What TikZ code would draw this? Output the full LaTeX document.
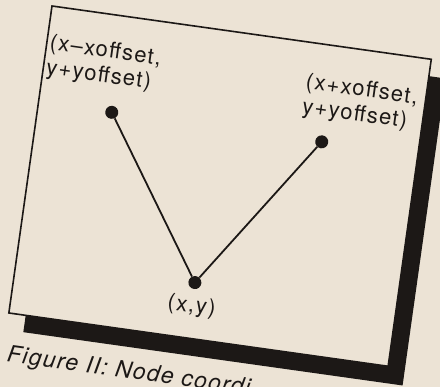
\documentclass[tikz,border=0pt]{standalone}
\usepackage{fontspec}
\setmainfont{TeX Gyre Heros}
\newfontfamily\labelfont[LetterSpace=6]{TeX Gyre Heros}
\usetikzlibrary{positioning}
\definecolor{PaperTone}{RGB}{236,227,213}
\definecolor{InkBlack}{RGB}{28,24,22}

\begin{document}
\begin{tikzpicture}[x=1pt,y=1pt,
  dot/.style={circle, fill=InkBlack, inner sep=0pt, minimum size=13pt},
  link/.style={InkBlack, line width=1.8pt},
  coordlabel/.style={inner sep=0pt, align=left, text=InkBlack, font=\labelfont\fontsize{22}{25}\selectfont},
  captext/.style={inner sep=0pt, text=InkBlack, font=\labelfont\itshape\fontsize{23}{26}\selectfont}]
  \useasboundingbox (0,0) rectangle (440,387);
  \fill[PaperTone] (0,0) rectangle (440,387);
  \clip (0,0) rectangle (440,387);
  \begin{scope}[shift={(52,381)}, rotate=-8, transform shape]
    % frame with drop shadow
    \fill[InkBlack] (17,-17) rectangle (400,-327);
    \fill[PaperTone] (0,0) rectangle (383,-310);
    \draw[InkBlack, line width=1.6pt] (0,0) rectangle (383,-310);

    % points
    \node[dot] (leftpt) at (74,-97) {};
    \node[dot] (rightpt) at (286,-97) {};
    \node[dot] (basept) at (180,-254) {};
    \draw[link] (leftpt) -- (basept) -- (rightpt);

    % labels
    \node[coordlabel, anchor=north west] (leftlbl) at (3,-27) {(x–xoffset,\\y+yoffset)};
    \node[coordlabel, anchor=north west] (rightlbl) at (262,-30) {(x+xoffset,\\y+yoffset)};
    \node[coordlabel, below=7pt of basept] (baselbl) {(x,y)};

    % caption
    \node[captext, anchor=base west] (caption) at (4,-358) {Figure II: Node coordi};
  \end{scope}
\end{tikzpicture}
\end{document}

☆ ☆ ☆ ☆

→ **EXERCISE GOAL**
Your task is to repeat the material above exactly, without its pictures.

→ **WRITTEN RESPONSE**
What TikZ code would draw this? Output the full LaTeX document.
\documentclass[tikz,border=0pt]{standalone}
\usepackage{fontspec}
\setmainfont{TeX Gyre Heros}
\newfontfamily\labelfont[LetterSpace=6]{TeX Gyre Heros}
\usetikzlibrary{positioning}
\definecolor{PaperTone}{RGB}{236,227,213}
\definecolor{InkBlack}{RGB}{28,24,22}

\begin{document}
\begin{tikzpicture}[x=1pt,y=1pt,
  dot/.style={circle, fill=InkBlack, inner sep=0pt, minimum size=13pt},
  link/.style={InkBlack, line width=1.8pt},
  coordlabel/.style={inner sep=0pt, align=left, text=InkBlack, font=\labelfont\fontsize{22}{25}\selectfont},
  captext/.style={inner sep=0pt, text=InkBlack, font=\labelfont\itshape\fontsize{23}{26}\selectfont}]
  \useasboundingbox (0,0) rectangle (440,387);
  \fill[PaperTone] (0,0) rectangle (440,387);
  \clip (0,0) rectangle (440,387);
  \begin{scope}[shift={(52,381)}, rotate=-8, transform shape]
    % frame with drop shadow
    \fill[InkBlack] (17,-17) rectangle (400,-327);
    \fill[PaperTone] (0,0) rectangle (383,-310);
    \draw[InkBlack, line width=1.6pt] (0,0) rectangle (383,-310);

    % points
    \node[dot] (leftpt) at (74,-97) {};
    \node[dot] (rightpt) at (286,-97) {};
    \node[dot] (basept) at (180,-254) {};
    \draw[link] (leftpt) -- (basept) -- (rightpt);

    % labels
    \node[coordlabel, anchor=north west] (leftlbl) at (3,-27) {(x–xoffset,\\y+yoffset)};
    \node[coordlabel, anchor=north west] (rightlbl) at (262,-30) {(x+xoffset,\\y+yoffset)};
    \node[coordlabel, below=7pt of basept] (baselbl) {(x,y)};

    % caption
    \node[captext, anchor=base west] (caption) at (4,-358) {Figure II: Node coordi};
  \end{scope}
\end{tikzpicture}
\end{document}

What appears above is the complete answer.